Friday, October 3, 2008

...a festival is...

Thanks to Taunya first of all, for starting this up.
Nuit Blanche promises to be a festival to end all festivals.

So far the Word On the Street festival was a success, and has started the ball rolling in terms of ideas, methodology and materials to study.

In keeping with the last experience, I will get some comments from spectators, participants and organizers. Also, I will keep an eye out for entrepreneurial details, as well as how the artistic converges with the economic. Last, I will try to collect some materials, though I imagine there will be considerably less than at WOTS, but we shall see.
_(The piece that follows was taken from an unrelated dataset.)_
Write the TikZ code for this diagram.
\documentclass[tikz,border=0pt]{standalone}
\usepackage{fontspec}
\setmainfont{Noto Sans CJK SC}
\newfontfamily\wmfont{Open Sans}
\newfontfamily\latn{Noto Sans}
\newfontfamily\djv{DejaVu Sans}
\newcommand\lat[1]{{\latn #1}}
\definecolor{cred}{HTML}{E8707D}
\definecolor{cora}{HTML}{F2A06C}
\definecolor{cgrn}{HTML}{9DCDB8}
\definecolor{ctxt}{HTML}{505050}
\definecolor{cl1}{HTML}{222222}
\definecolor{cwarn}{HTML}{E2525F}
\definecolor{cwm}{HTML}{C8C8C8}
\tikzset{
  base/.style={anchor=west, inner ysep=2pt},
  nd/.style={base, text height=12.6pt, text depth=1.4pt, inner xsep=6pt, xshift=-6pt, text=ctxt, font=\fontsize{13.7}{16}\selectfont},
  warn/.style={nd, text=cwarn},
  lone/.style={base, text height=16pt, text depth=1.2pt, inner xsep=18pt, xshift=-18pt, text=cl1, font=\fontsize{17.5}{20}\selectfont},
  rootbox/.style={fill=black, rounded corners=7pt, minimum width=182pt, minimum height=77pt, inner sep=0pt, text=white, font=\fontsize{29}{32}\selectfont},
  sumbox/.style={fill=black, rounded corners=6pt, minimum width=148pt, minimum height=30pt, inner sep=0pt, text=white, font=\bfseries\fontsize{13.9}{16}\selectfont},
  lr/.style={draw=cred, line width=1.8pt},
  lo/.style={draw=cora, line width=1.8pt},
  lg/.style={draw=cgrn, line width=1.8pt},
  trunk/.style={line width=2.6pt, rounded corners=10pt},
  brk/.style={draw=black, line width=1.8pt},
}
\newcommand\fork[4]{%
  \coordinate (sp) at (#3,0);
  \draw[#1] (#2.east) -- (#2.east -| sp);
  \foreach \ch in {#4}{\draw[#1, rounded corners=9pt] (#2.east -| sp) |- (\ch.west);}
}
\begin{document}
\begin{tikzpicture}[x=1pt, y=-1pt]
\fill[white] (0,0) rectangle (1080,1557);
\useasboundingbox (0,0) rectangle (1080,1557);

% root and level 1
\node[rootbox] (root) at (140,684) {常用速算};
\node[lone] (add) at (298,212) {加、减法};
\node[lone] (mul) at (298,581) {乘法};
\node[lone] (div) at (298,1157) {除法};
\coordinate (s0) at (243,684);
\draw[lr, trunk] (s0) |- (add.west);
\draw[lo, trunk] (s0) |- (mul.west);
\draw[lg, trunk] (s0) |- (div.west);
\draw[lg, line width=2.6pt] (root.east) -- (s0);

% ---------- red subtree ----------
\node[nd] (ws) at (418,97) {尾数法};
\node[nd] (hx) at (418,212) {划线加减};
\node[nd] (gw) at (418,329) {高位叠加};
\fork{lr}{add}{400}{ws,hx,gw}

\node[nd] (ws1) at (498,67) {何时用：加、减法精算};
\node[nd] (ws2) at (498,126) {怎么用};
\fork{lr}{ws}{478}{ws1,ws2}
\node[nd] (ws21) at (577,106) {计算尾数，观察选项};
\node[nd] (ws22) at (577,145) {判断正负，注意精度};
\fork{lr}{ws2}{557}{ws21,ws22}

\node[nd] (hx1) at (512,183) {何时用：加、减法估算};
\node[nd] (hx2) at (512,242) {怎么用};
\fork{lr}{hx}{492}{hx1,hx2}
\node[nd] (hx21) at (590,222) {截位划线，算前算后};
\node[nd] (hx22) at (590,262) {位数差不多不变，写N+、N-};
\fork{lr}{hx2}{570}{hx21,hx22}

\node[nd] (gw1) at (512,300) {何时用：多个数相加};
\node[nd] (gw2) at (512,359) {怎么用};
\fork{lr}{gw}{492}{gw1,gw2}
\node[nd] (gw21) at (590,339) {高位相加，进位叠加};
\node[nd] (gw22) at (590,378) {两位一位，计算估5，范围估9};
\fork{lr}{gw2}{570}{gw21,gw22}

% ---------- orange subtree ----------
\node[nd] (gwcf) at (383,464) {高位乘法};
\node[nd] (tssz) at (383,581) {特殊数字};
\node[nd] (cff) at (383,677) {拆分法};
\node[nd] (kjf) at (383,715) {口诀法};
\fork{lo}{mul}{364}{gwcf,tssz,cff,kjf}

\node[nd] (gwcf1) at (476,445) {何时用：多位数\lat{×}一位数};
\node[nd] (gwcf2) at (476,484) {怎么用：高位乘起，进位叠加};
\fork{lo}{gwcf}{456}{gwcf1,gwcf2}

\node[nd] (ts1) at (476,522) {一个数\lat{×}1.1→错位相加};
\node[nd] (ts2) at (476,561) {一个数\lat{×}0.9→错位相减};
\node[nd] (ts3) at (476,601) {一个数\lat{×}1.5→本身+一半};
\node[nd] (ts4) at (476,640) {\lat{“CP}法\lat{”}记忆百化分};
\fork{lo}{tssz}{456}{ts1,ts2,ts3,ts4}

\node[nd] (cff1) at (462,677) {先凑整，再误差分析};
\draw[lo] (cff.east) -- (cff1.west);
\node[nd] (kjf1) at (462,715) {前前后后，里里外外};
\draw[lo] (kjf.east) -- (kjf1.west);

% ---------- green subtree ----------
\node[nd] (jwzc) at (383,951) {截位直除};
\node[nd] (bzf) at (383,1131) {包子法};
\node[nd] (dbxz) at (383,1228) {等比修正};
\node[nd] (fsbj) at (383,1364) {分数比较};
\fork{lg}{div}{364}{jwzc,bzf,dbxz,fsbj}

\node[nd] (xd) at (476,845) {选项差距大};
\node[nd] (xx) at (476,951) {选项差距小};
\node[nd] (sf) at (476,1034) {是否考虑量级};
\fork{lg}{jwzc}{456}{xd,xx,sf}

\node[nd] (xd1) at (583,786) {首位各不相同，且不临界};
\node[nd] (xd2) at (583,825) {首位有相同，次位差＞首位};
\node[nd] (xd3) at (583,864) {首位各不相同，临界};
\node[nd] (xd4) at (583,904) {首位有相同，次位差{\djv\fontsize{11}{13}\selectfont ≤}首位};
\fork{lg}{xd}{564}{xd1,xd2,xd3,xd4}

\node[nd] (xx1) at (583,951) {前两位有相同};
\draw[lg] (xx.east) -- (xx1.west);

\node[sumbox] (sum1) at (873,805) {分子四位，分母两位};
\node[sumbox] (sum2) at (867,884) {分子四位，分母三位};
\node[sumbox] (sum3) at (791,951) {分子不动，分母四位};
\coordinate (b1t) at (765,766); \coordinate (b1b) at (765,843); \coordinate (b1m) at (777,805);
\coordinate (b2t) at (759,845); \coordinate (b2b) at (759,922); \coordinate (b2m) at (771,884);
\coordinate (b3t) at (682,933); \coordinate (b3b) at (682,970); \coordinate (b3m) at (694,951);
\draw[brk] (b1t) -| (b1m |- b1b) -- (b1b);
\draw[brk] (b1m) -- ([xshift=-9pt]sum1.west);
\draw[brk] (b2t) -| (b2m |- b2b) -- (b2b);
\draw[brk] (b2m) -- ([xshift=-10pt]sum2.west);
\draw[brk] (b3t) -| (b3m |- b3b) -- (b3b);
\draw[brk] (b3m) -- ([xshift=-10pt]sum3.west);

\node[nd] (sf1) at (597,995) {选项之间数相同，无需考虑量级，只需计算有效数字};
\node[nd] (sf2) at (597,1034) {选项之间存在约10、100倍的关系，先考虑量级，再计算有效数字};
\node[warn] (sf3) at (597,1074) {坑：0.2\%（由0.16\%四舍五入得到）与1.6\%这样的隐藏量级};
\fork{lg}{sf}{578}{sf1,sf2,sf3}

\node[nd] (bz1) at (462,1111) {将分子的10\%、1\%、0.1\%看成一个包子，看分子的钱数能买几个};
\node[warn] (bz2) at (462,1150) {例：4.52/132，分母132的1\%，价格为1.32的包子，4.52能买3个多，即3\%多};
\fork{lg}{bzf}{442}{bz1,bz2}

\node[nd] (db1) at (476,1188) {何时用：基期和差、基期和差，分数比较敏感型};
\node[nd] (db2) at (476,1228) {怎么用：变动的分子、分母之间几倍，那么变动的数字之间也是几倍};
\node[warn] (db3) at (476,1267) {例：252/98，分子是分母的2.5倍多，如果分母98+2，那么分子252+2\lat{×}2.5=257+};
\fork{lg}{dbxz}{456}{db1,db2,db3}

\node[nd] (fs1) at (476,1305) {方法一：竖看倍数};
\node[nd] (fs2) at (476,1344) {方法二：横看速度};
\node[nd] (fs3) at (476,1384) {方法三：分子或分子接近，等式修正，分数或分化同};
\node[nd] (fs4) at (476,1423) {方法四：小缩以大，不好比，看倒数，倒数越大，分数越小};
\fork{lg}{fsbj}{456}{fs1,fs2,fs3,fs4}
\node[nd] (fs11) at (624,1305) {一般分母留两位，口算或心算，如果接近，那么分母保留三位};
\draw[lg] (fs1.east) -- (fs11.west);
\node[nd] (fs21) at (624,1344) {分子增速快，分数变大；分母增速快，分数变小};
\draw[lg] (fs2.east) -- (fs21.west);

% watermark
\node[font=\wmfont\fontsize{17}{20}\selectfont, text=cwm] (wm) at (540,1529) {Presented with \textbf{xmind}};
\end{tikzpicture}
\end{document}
Two comparisons of note: what is the Canadian and Torontonian content compared with WOTS, and what is the flow of the space like for us spectators?

Happy festivalling!

Wednesday, October 1, 2008

Questions in Progress

Just to get the ball rolling, here are a few questions to consider that might be useful to the project (resulting from our meetings, so far):
- what are the (TO's) cultural policies (past/present) around festivals, and cultivating the 'creative city'?
- are festivals a sign of (high) culture transgressing borders? how do festivals function within the tensions of entertainment/distraction; local/international; authenticity/commercial; representation/construction
- festivals for whom? who speaks? how do communities (self)represent? how is Toronto represented/constructed?
- what do we expect from a festival? (tracing histories of festival as a concept, individual festivals)
- what ground rules are set in place at festivals?
- how is festival space configured and to what effect?
- who writes a festival's schedule? who organizes and gives (linguistic) designations?
- what is the role of the artist/producer?
- who is the audience? how does the festival cater to the flaneur? to the family? to the citizen? (multigenerational; multicultural; etc.)